Supplied entries.

○ ○ ○

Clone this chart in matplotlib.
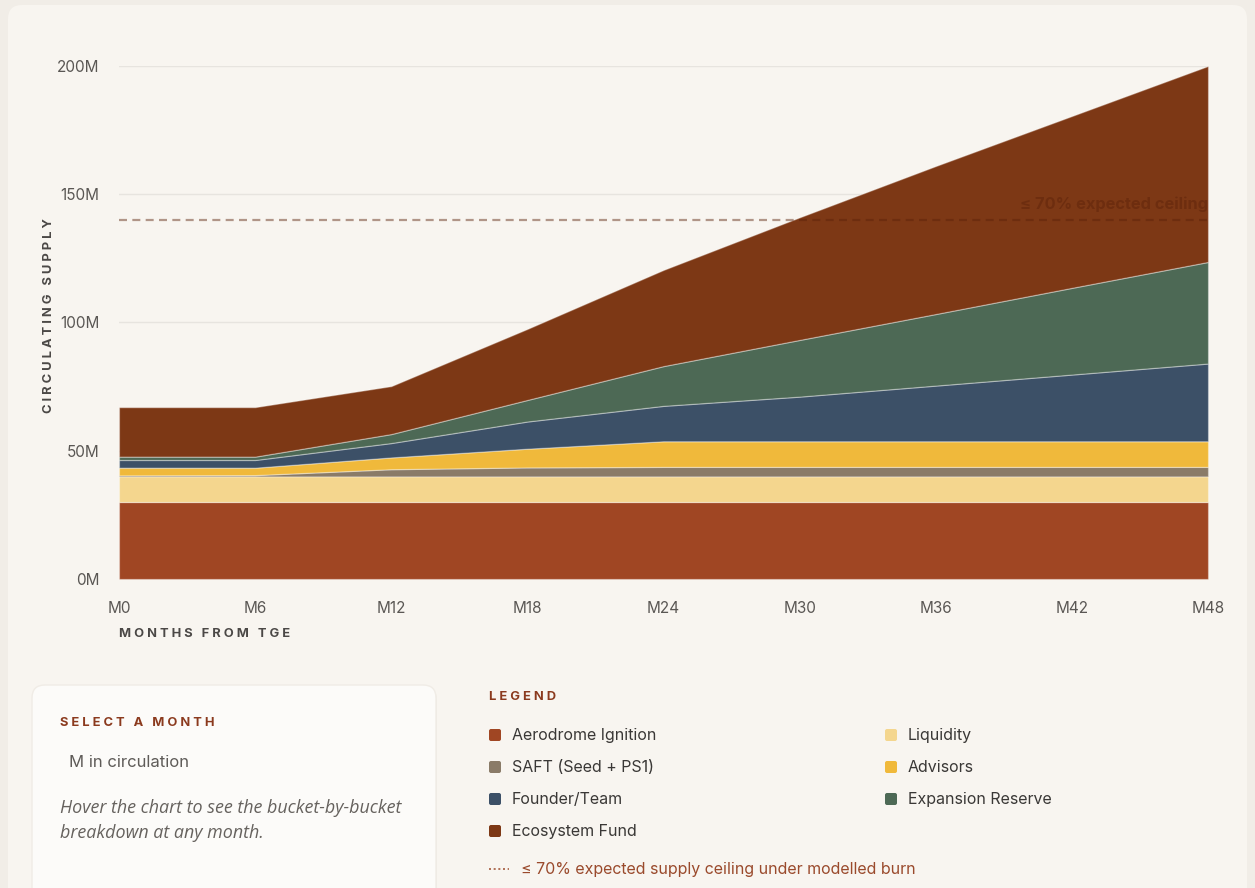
import matplotlib
matplotlib.use("Agg")
import matplotlib.pyplot as plt
from matplotlib.patches import FancyBboxPatch

# circulating supply per bucket, millions, at each six-month step
months = [0, 6, 12, 18, 24, 30, 36, 42, 48]
month_labels = ["M0", "M6", "M12", "M18", "M24", "M30", "M36", "M42", "M48"]
aerodrome = [30, 30, 30, 30, 30, 30, 30, 30, 30]
liquidity = [10, 10, 10, 10, 10, 10, 10, 10, 10]
saft = [0.4, 0.5, 2.8, 3.5, 3.7, 3.7, 3.7, 3.7, 3.7]
advisors = [3.0, 2.9, 4.6, 7.3, 10.0, 10.0, 10.0, 10.0, 10.0]
founder = [3.0, 3.0, 5.6, 10.6, 13.8, 17.4, 21.7, 26.0, 30.3]
expansion = [1.3, 1.3, 3.5, 8.4, 15.5, 22.1, 27.9, 33.8, 39.6]
ecosystem = [19.3, 19.3, 18.7, 27.7, 37.5, 47.8, 57.7, 67.0, 76.4]
ceiling = 140
y_ticks = [0, 50, 100, 150, 200]

series = [aerodrome, liquidity, saft, advisors, founder, expansion, ecosystem]
colors = ["#A04623", "#F4D68E", "#8A7B68", "#F0B93B", "#3C5067", "#4D6955", "#7D3815"]

legend_left = [("Aerodrome Ignition", "#A04623"), ("SAFT (Seed + PS1)", "#8A7B68"),
               ("Founder/Team", "#3C5067"), ("Ecosystem Fund", "#7D3815")]
legend_right = [("Liquidity", "#F4D68E"), ("Advisors", "#F0B93B"),
                ("Expansion Reserve", "#4D6955")]

FONT = ["Inter", "DejaVu Sans"]
plt.rcParams["font.family"] = FONT
RUST, TXT, MUTED = "#8B3A1E", "#3A3836", "#5E5B58"
BG = "#F8F5F0"

W, H = 1255, 888
fig = plt.figure(figsize=(W / 100, H / 100), dpi=100, facecolor="#F1EDE7")


def spaced(s):
    # tracked-out caps: a thin gap between letters
    return "\u2009\u200a".join(s)


# page layer in pixel coordinates
bg = fig.add_axes([0, 0, 1, 1], zorder=-1)
bg.set_xlim(0, W); bg.set_ylim(H, 0); bg.axis("off")
bg.add_patch(FancyBboxPatch((8, 5), W - 16, H + 40, boxstyle="round,pad=0,rounding_size=14",
                            facecolor=BG, edgecolor="none"))
bg.add_patch(FancyBboxPatch((33, 687), 404, 240, boxstyle="round,pad=0,rounding_size=13",
                            facecolor="#EFEBE5", edgecolor="none"))
bg.add_patch(FancyBboxPatch((32, 685), 404, 240, boxstyle="round,pad=0,rounding_size=13",
                            facecolor="#FCFBF9", edgecolor="#F0ECE6", lw=1))

bg.text(60, 723, spaced("SELECT A MONTH"), fontsize=9.3, color=RUST, weight="bold",
        va="center", ha="left")
bg.text(69, 762, "M in circulation", fontsize=12, color=MUTED, va="center", ha="left")
bg.text(60, 820, "Hover the chart to see the bucket-by-bucket\nbreakdown at any month.",
        fontsize=12.9, color="#66625E", style="italic", va="center", ha="left",
        family=["Open Sans", "DejaVu Sans"], linespacing=1.5)

bg.text(489, 697, spaced("LEGEND"), fontsize=9.3, color=RUST, weight="bold",
        va="center", ha="left")
for col, entries in [(489, legend_left), (885, legend_right)]:
    for i, (name, c) in enumerate(entries):
        yy = 735 + 32 * i
        bg.add_patch(FancyBboxPatch((col, yy - 6), 12, 12, boxstyle="round,pad=0,rounding_size=2",
                                    facecolor=c, edgecolor="none"))
        bg.text(col + 23, yy, name, fontsize=11.5, color=TXT, va="center", ha="left")
bg.plot([489, 509], [869, 869], color="#A55A3C", lw=1.2, ls=(0, (1.2, 1.6)))
bg.text(521, 869, "\u2264 70% expected supply ceiling under modelled burn", fontsize=11.5,
        color="#9A4A2C", va="center", ha="left")

bg.text(119, 634, spaced("MONTHS FROM TGE"), fontsize=9.3, color="#4B4846", weight="bold",
        va="center", ha="left")
bg.text(49, 316, spaced("CIRCULATING SUPPLY"), fontsize=9.3, color="#4B4846", weight="bold",
        va="center", ha="center", rotation=90)

# chart
L, R, T, B = 119, 1208, 66, 579
ax = fig.add_axes([L / W, 1 - B / H, (R - L) / W, (B - T) / H])
ax.set_facecolor("none")
ax.stackplot(months, *series, colors=colors, edgecolor=(1, 1, 1, 0.35), linewidth=0.9,
             zorder=2)
ax.set_xlim(0, 48)
ax.set_ylim(0, 200)
ax.set_yticks(y_ticks)
ax.set_yticklabels([f"{v}M" for v in y_ticks])
ax.set_xticks(months)
ax.set_xticklabels(month_labels)
for v in y_ticks[1:]:
    ax.axhline(v, color="#E7E4DF", lw=1.0, zorder=1)
ax.tick_params(length=0, labelsize=11, labelcolor="#5A5754")
ax.tick_params(axis="y", pad=14)
ax.tick_params(axis="x", pad=16)
for s in ax.spines.values():
    s.set_visible(False)

ax.axhline(ceiling, color="#5A2008", alpha=0.45, lw=1.6, ls=(0, (3.6, 2.4)), zorder=3)
ax.text(48, ceiling + 3.0, "\u2264 70% expected ceiling", ha="right", va="bottom",
        fontsize=11.8, weight="bold", color="#5A2008", alpha=0.45, zorder=3)

fig.savefig("out.png", dpi=100, facecolor=fig.get_facecolor())
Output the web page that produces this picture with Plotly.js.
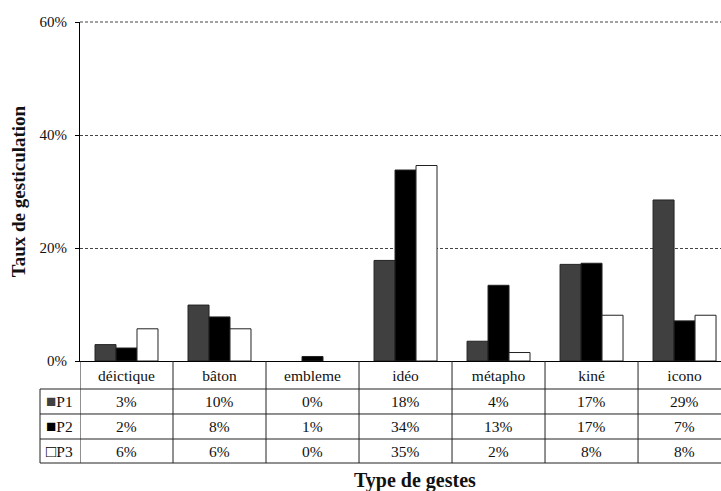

○ ○ ○

What needs to be done.
Start at the first line of the records and write out everything up to and including the line containing "from matplotlib.patches import FancyBboxPatch". No pictures.

Exercise answer.
Clone this chart in matplotlib.
import matplotlib
matplotlib.use("Agg")
import matplotlib.pyplot as plt
from matplotlib.patches import FancyBboxPatch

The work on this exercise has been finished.